The Impact of Optimizing and Lowering the Doses Used for CT

The literature provides a preponderance of evidence that exposure to radiation in the range that is routinely used for CT is carcinogenic. The literature also provides extensive evidence that doses are higher than needed for diagnosis. To illustrate this point, I included images from two CT scans for a patient who was evaluated as part of the National Lung Cancer Screening Trial in a recent publication [37]. The two chest CT scans were taken a year apart at the same institution for the same patient for the same purpose, surveillance of a pulmonary nodule. The images show no difference in diagnostic quality for the purpose of the nodule surveillance, despite using doses that vary by tenfold (1.5 vs. 15.9 mSv)

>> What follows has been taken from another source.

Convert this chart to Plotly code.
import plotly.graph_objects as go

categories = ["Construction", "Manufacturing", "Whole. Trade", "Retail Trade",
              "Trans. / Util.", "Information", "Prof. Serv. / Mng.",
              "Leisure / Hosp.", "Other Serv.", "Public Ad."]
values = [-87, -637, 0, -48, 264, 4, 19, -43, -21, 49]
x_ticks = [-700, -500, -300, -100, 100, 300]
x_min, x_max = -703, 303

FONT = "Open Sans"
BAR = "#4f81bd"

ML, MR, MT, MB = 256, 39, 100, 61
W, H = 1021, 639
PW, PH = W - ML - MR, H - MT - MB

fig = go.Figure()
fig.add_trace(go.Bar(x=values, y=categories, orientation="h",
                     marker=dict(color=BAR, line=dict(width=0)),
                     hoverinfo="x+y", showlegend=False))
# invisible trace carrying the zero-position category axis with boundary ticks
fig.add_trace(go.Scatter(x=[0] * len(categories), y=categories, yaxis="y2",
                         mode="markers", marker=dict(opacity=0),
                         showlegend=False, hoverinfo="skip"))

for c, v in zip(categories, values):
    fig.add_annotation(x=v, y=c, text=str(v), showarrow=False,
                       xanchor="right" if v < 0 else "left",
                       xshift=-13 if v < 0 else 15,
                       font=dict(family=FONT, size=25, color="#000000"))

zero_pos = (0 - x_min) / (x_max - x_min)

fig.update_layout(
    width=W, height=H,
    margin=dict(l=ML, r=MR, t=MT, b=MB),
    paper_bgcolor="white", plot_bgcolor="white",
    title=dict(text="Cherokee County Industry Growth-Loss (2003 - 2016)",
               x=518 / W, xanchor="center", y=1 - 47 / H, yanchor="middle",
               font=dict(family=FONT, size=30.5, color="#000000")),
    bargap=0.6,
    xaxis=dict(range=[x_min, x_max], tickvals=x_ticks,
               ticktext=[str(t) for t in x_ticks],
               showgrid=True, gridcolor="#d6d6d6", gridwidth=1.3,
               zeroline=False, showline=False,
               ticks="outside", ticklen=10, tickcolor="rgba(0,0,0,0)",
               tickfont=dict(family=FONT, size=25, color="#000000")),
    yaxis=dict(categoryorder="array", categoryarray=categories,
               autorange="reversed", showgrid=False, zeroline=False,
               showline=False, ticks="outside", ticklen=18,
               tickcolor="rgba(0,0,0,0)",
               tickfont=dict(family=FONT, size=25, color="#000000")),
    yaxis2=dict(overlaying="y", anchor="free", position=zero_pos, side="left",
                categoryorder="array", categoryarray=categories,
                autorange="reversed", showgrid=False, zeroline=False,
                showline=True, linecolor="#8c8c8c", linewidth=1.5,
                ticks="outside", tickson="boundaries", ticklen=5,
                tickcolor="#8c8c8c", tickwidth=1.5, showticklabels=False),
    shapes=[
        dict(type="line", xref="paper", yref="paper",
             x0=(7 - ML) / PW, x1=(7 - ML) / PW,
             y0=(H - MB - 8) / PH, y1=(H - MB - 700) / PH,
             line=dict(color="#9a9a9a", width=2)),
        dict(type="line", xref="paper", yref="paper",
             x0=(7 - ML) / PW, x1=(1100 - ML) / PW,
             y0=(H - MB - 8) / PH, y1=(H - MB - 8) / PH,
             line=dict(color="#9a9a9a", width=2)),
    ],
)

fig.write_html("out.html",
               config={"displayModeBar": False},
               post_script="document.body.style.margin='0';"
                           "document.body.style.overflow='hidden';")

The American College of Radiology Dose Index Registry (DIR) recently reported on the doses that were used for kidney stone protocol CT that further highlights the inappropriate setting of dose on a larger scale [25•]. Computed Tomography scans obtained for suspected kidney stones should use low-dose techniques, delivering doses around 3–4 mSv, as diagnostic accuracy is as good or better than when higher doses are used. Among nearly 50,000 renal colic protocol CT examinations included in the registry, only 2 % of studies were conducted using appropriate low-dose techniques. These two examples—one reflecting a single patient at a single institution and the second reflecting nearly 50,000 patients across over 90 institutions—highlight what most radiologists know to be the case: we are currently using CT doses that are higher than needed for diagnosis and are exposing patients to unnecessary risk. This points out the need for greater awareness that doses can be, and should be, reduced with little or no loss in image quality, thereby improving patient safety without any loss in the benefit of CT.

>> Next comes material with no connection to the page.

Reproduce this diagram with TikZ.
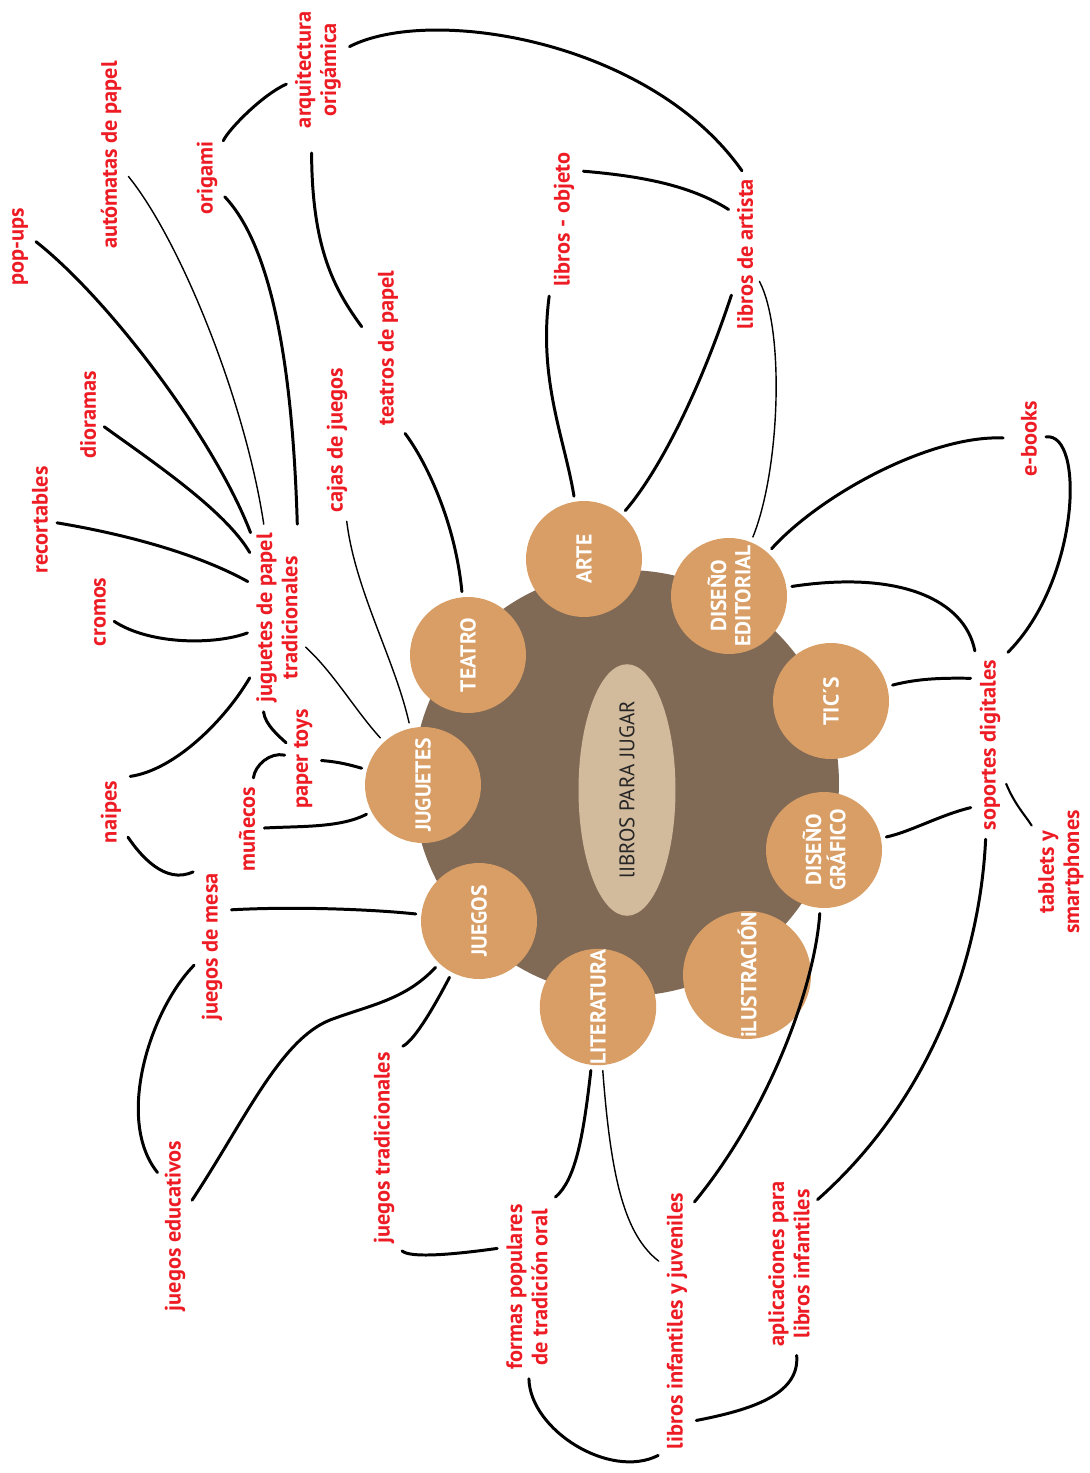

Miglioretti et al. conducted a retrospective cohort study using CT imaging records from Group Health Cooperative, an integrated health plan and care system in Washington State. She characterized patterns of imaging and radiation doses among the 5 million person years of data [24]. Using these data they estimated that national CT use in children in 2010 will result in approximately 10,000 future cancers in these children. She also estimated the impact on the total number of cancers that would occur if the highest quartile of doses were reduced to the average—i.e., reduce the highest outlier doses and bring them to the mean. The estimate was that 44 % of those cancers would no longer occur. This is a very large potential benefit that would occur by standardizing and optimizing the doses used for CT.

I believe we have two choices as radiologists. We can deny that we have sufficient data to be concerned about risk of radiation and highlight the uncertainties involved in the estimates of risk and continue to focus solely on the beneficial side of the equation related to imaging. Under this approach, we can trust that every physicist and radiologist has the capacity to independently follow the principle of ALARA and individually determine the lowest reasonable CT dose for their patients, and that optimized doses will result. Alternatively, we can set concrete standards and create systems to ensure that radiologists, medical physicists, and technologists meet these standards. This approach recognizes that individual institutions and radiologists cannot be expected to comply with ALARA without systems to support their action. There are many steps that individual radiologists can take to standardize doses—and we have created a free online, virtual symposium on Radiation Safety and CT that provides concrete examples of how to standardize protocols [27, 39, 40•]. However, if we adopt a systems-based approach as a specialty, this will lead to a faster improvement in the safety of CT.

The time of denying that medical radiation has the potential to cause cancer, has long past. We are now in the age that we have to take ownership of this issue and make changes in how we conduct our practice. Some of these steps should be simple to implement, yet powerful, such as a continuously updating systems-based standardization to ALARA principles.